Directions: Make an exact copy of the data below, leaving out every picture.

Material provided:
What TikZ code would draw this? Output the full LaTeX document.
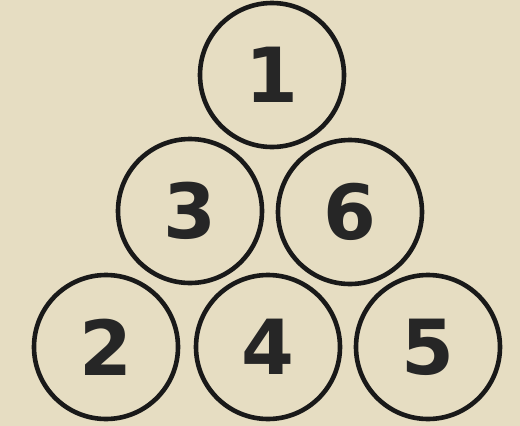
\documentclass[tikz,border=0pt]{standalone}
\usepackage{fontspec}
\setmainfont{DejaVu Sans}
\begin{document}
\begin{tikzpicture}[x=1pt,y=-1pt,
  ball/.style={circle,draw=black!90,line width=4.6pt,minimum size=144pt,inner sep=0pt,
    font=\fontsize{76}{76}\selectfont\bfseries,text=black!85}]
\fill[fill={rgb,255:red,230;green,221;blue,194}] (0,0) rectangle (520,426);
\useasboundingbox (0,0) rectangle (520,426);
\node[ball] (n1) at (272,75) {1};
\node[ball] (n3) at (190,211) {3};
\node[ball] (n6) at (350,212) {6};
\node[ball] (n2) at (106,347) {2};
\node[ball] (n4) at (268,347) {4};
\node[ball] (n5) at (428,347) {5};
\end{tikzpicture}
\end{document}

Solution for this exercise:
What TikZ code would draw this? Output the full LaTeX document.
\documentclass[tikz,border=0pt]{standalone}
\usepackage{fontspec}
\setmainfont{DejaVu Sans}
\begin{document}
\begin{tikzpicture}[x=1pt,y=-1pt,
  ball/.style={circle,draw=black!90,line width=4.6pt,minimum size=144pt,inner sep=0pt,
    font=\fontsize{76}{76}\selectfont\bfseries,text=black!85}]
\fill[fill={rgb,255:red,230;green,221;blue,194}] (0,0) rectangle (520,426);
\useasboundingbox (0,0) rectangle (520,426);
\node[ball] (n1) at (272,75) {1};
\node[ball] (n3) at (190,211) {3};
\node[ball] (n6) at (350,212) {6};
\node[ball] (n2) at (106,347) {2};
\node[ball] (n4) at (268,347) {4};
\node[ball] (n5) at (428,347) {5};
\end{tikzpicture}
\end{document}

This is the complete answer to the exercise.